>>>>>
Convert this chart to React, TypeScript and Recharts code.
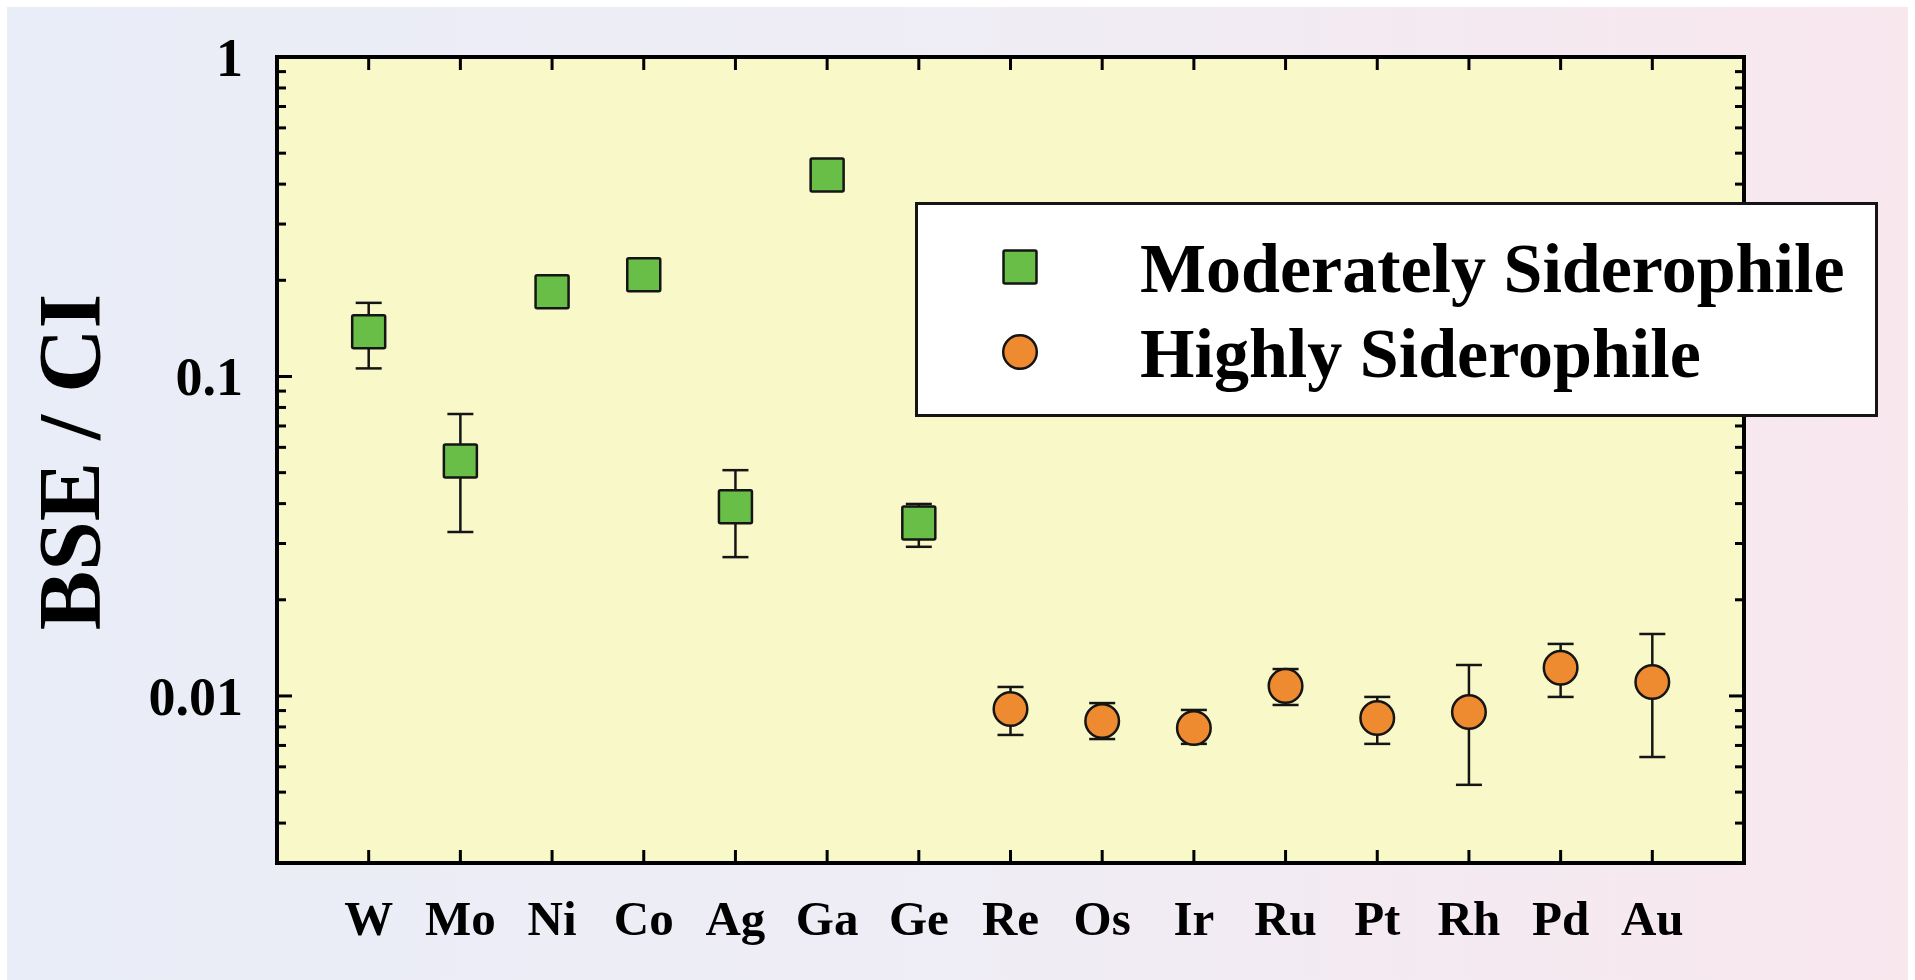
import React from 'react';
import {
    ScatterChart,
    Scatter,
    XAxis,
    YAxis,
    ErrorBar,
    CartesianGrid,
    ReferenceArea,
    Legend
} from 'recharts';

// element order on the x axis
const ELEMENTS = ['W', 'Mo', 'Ni', 'Co', 'Ag', 'Ga', 'Ge', 'Re', 'Os', 'Ir', 'Ru', 'Pt', 'Rh', 'Pd', 'Au'];

// moderately siderophile (W..Ge)
const MODERATE_VALUES = [0.138, 0.0544, 0.184, 0.208, 0.0391, 0.427, 0.0348];
const MODERATE_LOW = [0.106, 0.0326, 0.184, 0.208, 0.0272, 0.427, 0.0293];
const MODERATE_HIGH = [0.170, 0.0763, 0.184, 0.208, 0.0509, 0.427, 0.0399];

// highly siderophile (Re..Au)
const HIGHLY_VALUES = [0.0091, 0.00835, 0.00794, 0.01075, 0.00853, 0.00891, 0.01225, 0.01106];
const HIGHLY_LOW = [0.00755, 0.00733, 0.00708, 0.00937, 0.00708, 0.00527, 0.00993, 0.00644];
const HIGHLY_HIGH = [0.01067, 0.0095, 0.00904, 0.01214, 0.00993, 0.0125, 0.01455, 0.01563];

const X_TICKS = [1, 2, 3, 4, 5, 6, 7, 8, 9, 10, 11, 12, 13, 14, 15];
const Y_TICKS = [
    0.004, 0.005, 0.006, 0.007, 0.008, 0.009, 0.01,
    0.02, 0.03, 0.04, 0.05, 0.06, 0.07, 0.08, 0.09, 0.1,
    0.2, 0.3, 0.4, 0.5, 0.6, 0.7, 0.8, 0.9, 1
];
const Y_MAJOR = [0.01, 0.1, 1];
const Y_LABELS = ['0.01', '0.1', '1'];

const SERIES_NAMES = ['Moderately Siderophile', 'Highly Siderophile'];

const GREEN = '#69be48';
const ORANGE = '#ee8a30';
const EDGE = '#151515';
const PLOT_BG = '#f8f8c8';
const FONT = '"Liberation Serif", "Times New Roman", serif';

const PLOT_W = 1744 - 277;
const PLOT_H = 863 - 57;

const moderateData = MODERATE_VALUES.map((v, i) => ({
    x: i + 1,
    y: v,
    err: [v - MODERATE_LOW[i], MODERATE_HIGH[i] - v]
}));
const highlyData = HIGHLY_VALUES.map((v, i) => ({
    x: i + 1 + MODERATE_VALUES.length,
    y: v,
    err: [v - HIGHLY_LOW[i], HIGHLY_HIGH[i] - v]
}));

const SquareDot = (p: any) => (
    <rect x={p.cx - 16.5} y={p.cy - 16.5} width={33} height={33} rx={1.5}
        fill={GREEN} stroke={EDGE} strokeWidth={2.5} />
);
const CircleDot = (p: any) => (
    <circle cx={p.cx} cy={p.cy} r={16.8} fill={ORANGE} stroke={EDGE} strokeWidth={2.5} />
);

// inward ticks on bottom + top, label under the frame
const XTick = ({ x, y, payload }: any) => (
    <g>
        <line x1={x} y1={y} x2={x} y2={y - 13} stroke="#000" strokeWidth={3} />
        <line x1={x} y1={y - PLOT_H} x2={x} y2={y - PLOT_H + 13} stroke="#000" strokeWidth={3} />
        <text x={x} y={y + 72} textAnchor="middle" fontFamily={FONT} fontWeight="bold"
            fontSize={49} fill="#000">
            {ELEMENTS[payload.value - 1]}
        </text>
    </g>
);

// log ticks on left + right, labels on decades only
const YTick = ({ x, y, payload }: any) => {
    const m = Y_MAJOR.indexOf(payload.value);
    const len = m >= 0 ? 15 : 9;
    return (
        <g>
            <line x1={x} y1={y} x2={x + len} y2={y} stroke="#000" strokeWidth={3} />
            <line x1={x + PLOT_W} y1={y} x2={x + PLOT_W - len} y2={y} stroke="#000" strokeWidth={3} />
            {m >= 0 && (
                <text x={x - 34} y={y + 19} textAnchor="end" fontFamily={FONT} fontWeight="bold"
                    fontSize={54} fill="#000">
                    {Y_LABELS[m]}
                </text>
            )}
        </g>
    );
};

const YTitle = () => (
    <text transform="translate(99, 462) rotate(-90)" textAnchor="middle" fontFamily={FONT}
        fontWeight="bold" fontSize={89} fill="#000">
        BSE / CI
    </text>
);

const LegendBox = () => (
    <svg width={963} height={215} style={{ display: 'block' }}>
        <rect x={1.5} y={1.5} width={960} height={212} fill="#fff" stroke={EDGE} strokeWidth={3} />
        <rect x={88.5} y={48.5} width={33} height={33} rx={1.5} fill={GREEN} stroke={EDGE} strokeWidth={2.5} />
        <circle cx={105} cy={150} r={16.8} fill={ORANGE} stroke={EDGE} strokeWidth={2.5} />
        {SERIES_NAMES.map((name, i) => (
            <text key={name} x={225} y={90 + i * 85} fontFamily={FONT} fontWeight="bold"
                fontSize={70} fill="#000">
                {name}
            </text>
        ))}
    </svg>
);

export default function App() {
    return (
        <div style={{ position: 'absolute', left: 0, top: 0, width: 1915, height: 980, background: '#fff' }}>
            <div style={{
                position: 'absolute', left: 7, top: 7, width: 1901, height: 973,
                background: 'linear-gradient(to right, #e9edf7 0%, #efedf5 50%, #f9e7ee 100%)'
            }} />
            <div style={{ position: 'absolute', left: 0, top: 0 }}>
                <ScatterChart width={1915} height={980} margin={{ top: 57, right: 171, bottom: 0, left: 0 }}>
                    <CartesianGrid horizontal={false} vertical={false} fill={PLOT_BG} />
                    <XAxis type="number" dataKey="x" domain={[0, 16]} ticks={X_TICKS} interval={0}
                        allowDataOverflow height={117} tickSize={0} tickMargin={0}
                        axisLine={false} tickLine={false} tick={<XTick />} />
                    <YAxis type="number" dataKey="y" scale="log" domain={[0.003, 1]} ticks={Y_TICKS}
                        interval={0} allowDataOverflow width={277} tickSize={0} tickMargin={0}
                        axisLine={false} tickLine={false} tick={<YTick />} label={<YTitle />} />
                    <ReferenceArea x1={0} x2={16} y1={0.003} y2={1} fill="none" fillOpacity={0}
                        stroke="#000" strokeWidth={4} ifOverflow="visible" />
                    <Scatter name={SERIES_NAMES[0]} data={moderateData} shape={<SquareDot />}
                        isAnimationActive={false}>
                        <ErrorBar dataKey="err" direction="y" width={13} stroke={EDGE} strokeWidth={2.5} />
                    </Scatter>
                    <Scatter name={SERIES_NAMES[1]} data={highlyData} shape={<CircleDot />}
                        isAnimationActive={false}>
                        <ErrorBar dataKey="err" direction="y" width={13} stroke={EDGE} strokeWidth={2.5} />
                    </Scatter>
                    <Legend layout="vertical" align="center" verticalAlign="middle" content={<LegendBox />}
                        wrapperStyle={{ left: 915, top: 202, width: 963, height: 215 }} />
                </ScatterChart>
            </div>
        </div>
    );
}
<<<<<
(TASK DIRECTIONS): Set down all the data again exactly as above, pictures excluded.

(SOLUTION TO THE PROBLEM):
Convert this chart to React, TypeScript and Recharts code.
import React from 'react';
import {
    ScatterChart,
    Scatter,
    XAxis,
    YAxis,
    ErrorBar,
    CartesianGrid,
    ReferenceArea,
    Legend
} from 'recharts';

// element order on the x axis
const ELEMENTS = ['W', 'Mo', 'Ni', 'Co', 'Ag', 'Ga', 'Ge', 'Re', 'Os', 'Ir', 'Ru', 'Pt', 'Rh', 'Pd', 'Au'];

// moderately siderophile (W..Ge)
const MODERATE_VALUES = [0.138, 0.0544, 0.184, 0.208, 0.0391, 0.427, 0.0348];
const MODERATE_LOW = [0.106, 0.0326, 0.184, 0.208, 0.0272, 0.427, 0.0293];
const MODERATE_HIGH = [0.170, 0.0763, 0.184, 0.208, 0.0509, 0.427, 0.0399];

// highly siderophile (Re..Au)
const HIGHLY_VALUES = [0.0091, 0.00835, 0.00794, 0.01075, 0.00853, 0.00891, 0.01225, 0.01106];
const HIGHLY_LOW = [0.00755, 0.00733, 0.00708, 0.00937, 0.00708, 0.00527, 0.00993, 0.00644];
const HIGHLY_HIGH = [0.01067, 0.0095, 0.00904, 0.01214, 0.00993, 0.0125, 0.01455, 0.01563];

const X_TICKS = [1, 2, 3, 4, 5, 6, 7, 8, 9, 10, 11, 12, 13, 14, 15];
const Y_TICKS = [
    0.004, 0.005, 0.006, 0.007, 0.008, 0.009, 0.01,
    0.02, 0.03, 0.04, 0.05, 0.06, 0.07, 0.08, 0.09, 0.1,
    0.2, 0.3, 0.4, 0.5, 0.6, 0.7, 0.8, 0.9, 1
];
const Y_MAJOR = [0.01, 0.1, 1];
const Y_LABELS = ['0.01', '0.1', '1'];

const SERIES_NAMES = ['Moderately Siderophile', 'Highly Siderophile'];

const GREEN = '#69be48';
const ORANGE = '#ee8a30';
const EDGE = '#151515';
const PLOT_BG = '#f8f8c8';
const FONT = '"Liberation Serif", "Times New Roman", serif';

const PLOT_W = 1744 - 277;
const PLOT_H = 863 - 57;

const moderateData = MODERATE_VALUES.map((v, i) => ({
    x: i + 1,
    y: v,
    err: [v - MODERATE_LOW[i], MODERATE_HIGH[i] - v]
}));
const highlyData = HIGHLY_VALUES.map((v, i) => ({
    x: i + 1 + MODERATE_VALUES.length,
    y: v,
    err: [v - HIGHLY_LOW[i], HIGHLY_HIGH[i] - v]
}));

const SquareDot = (p: any) => (
    <rect x={p.cx - 16.5} y={p.cy - 16.5} width={33} height={33} rx={1.5}
        fill={GREEN} stroke={EDGE} strokeWidth={2.5} />
);
const CircleDot = (p: any) => (
    <circle cx={p.cx} cy={p.cy} r={16.8} fill={ORANGE} stroke={EDGE} strokeWidth={2.5} />
);

// inward ticks on bottom + top, label under the frame
const XTick = ({ x, y, payload }: any) => (
    <g>
        <line x1={x} y1={y} x2={x} y2={y - 13} stroke="#000" strokeWidth={3} />
        <line x1={x} y1={y - PLOT_H} x2={x} y2={y - PLOT_H + 13} stroke="#000" strokeWidth={3} />
        <text x={x} y={y + 72} textAnchor="middle" fontFamily={FONT} fontWeight="bold"
            fontSize={49} fill="#000">
            {ELEMENTS[payload.value - 1]}
        </text>
    </g>
);

// log ticks on left + right, labels on decades only
const YTick = ({ x, y, payload }: any) => {
    const m = Y_MAJOR.indexOf(payload.value);
    const len = m >= 0 ? 15 : 9;
    return (
        <g>
            <line x1={x} y1={y} x2={x + len} y2={y} stroke="#000" strokeWidth={3} />
            <line x1={x + PLOT_W} y1={y} x2={x + PLOT_W - len} y2={y} stroke="#000" strokeWidth={3} />
            {m >= 0 && (
                <text x={x - 34} y={y + 19} textAnchor="end" fontFamily={FONT} fontWeight="bold"
                    fontSize={54} fill="#000">
                    {Y_LABELS[m]}
                </text>
            )}
        </g>
    );
};

const YTitle = () => (
    <text transform="translate(99, 462) rotate(-90)" textAnchor="middle" fontFamily={FONT}
        fontWeight="bold" fontSize={89} fill="#000">
        BSE / CI
    </text>
);

const LegendBox = () => (
    <svg width={963} height={215} style={{ display: 'block' }}>
        <rect x={1.5} y={1.5} width={960} height={212} fill="#fff" stroke={EDGE} strokeWidth={3} />
        <rect x={88.5} y={48.5} width={33} height={33} rx={1.5} fill={GREEN} stroke={EDGE} strokeWidth={2.5} />
        <circle cx={105} cy={150} r={16.8} fill={ORANGE} stroke={EDGE} strokeWidth={2.5} />
        {SERIES_NAMES.map((name, i) => (
            <text key={name} x={225} y={90 + i * 85} fontFamily={FONT} fontWeight="bold"
                fontSize={70} fill="#000">
                {name}
            </text>
        ))}
    </svg>
);

export default function App() {
    return (
        <div style={{ position: 'absolute', left: 0, top: 0, width: 1915, height: 980, background: '#fff' }}>
            <div style={{
                position: 'absolute', left: 7, top: 7, width: 1901, height: 973,
                background: 'linear-gradient(to right, #e9edf7 0%, #efedf5 50%, #f9e7ee 100%)'
            }} />
            <div style={{ position: 'absolute', left: 0, top: 0 }}>
                <ScatterChart width={1915} height={980} margin={{ top: 57, right: 171, bottom: 0, left: 0 }}>
                    <CartesianGrid horizontal={false} vertical={false} fill={PLOT_BG} />
                    <XAxis type="number" dataKey="x" domain={[0, 16]} ticks={X_TICKS} interval={0}
                        allowDataOverflow height={117} tickSize={0} tickMargin={0}
                        axisLine={false} tickLine={false} tick={<XTick />} />
                    <YAxis type="number" dataKey="y" scale="log" domain={[0.003, 1]} ticks={Y_TICKS}
                        interval={0} allowDataOverflow width={277} tickSize={0} tickMargin={0}
                        axisLine={false} tickLine={false} tick={<YTick />} label={<YTitle />} />
                    <ReferenceArea x1={0} x2={16} y1={0.003} y2={1} fill="none" fillOpacity={0}
                        stroke="#000" strokeWidth={4} ifOverflow="visible" />
                    <Scatter name={SERIES_NAMES[0]} data={moderateData} shape={<SquareDot />}
                        isAnimationActive={false}>
                        <ErrorBar dataKey="err" direction="y" width={13} stroke={EDGE} strokeWidth={2.5} />
                    </Scatter>
                    <Scatter name={SERIES_NAMES[1]} data={highlyData} shape={<CircleDot />}
                        isAnimationActive={false}>
                        <ErrorBar dataKey="err" direction="y" width={13} stroke={EDGE} strokeWidth={2.5} />
                    </Scatter>
                    <Legend layout="vertical" align="center" verticalAlign="middle" content={<LegendBox />}
                        wrapperStyle={{ left: 915, top: 202, width: 963, height: 215 }} />
                </ScatterChart>
            </div>
        </div>
    );
}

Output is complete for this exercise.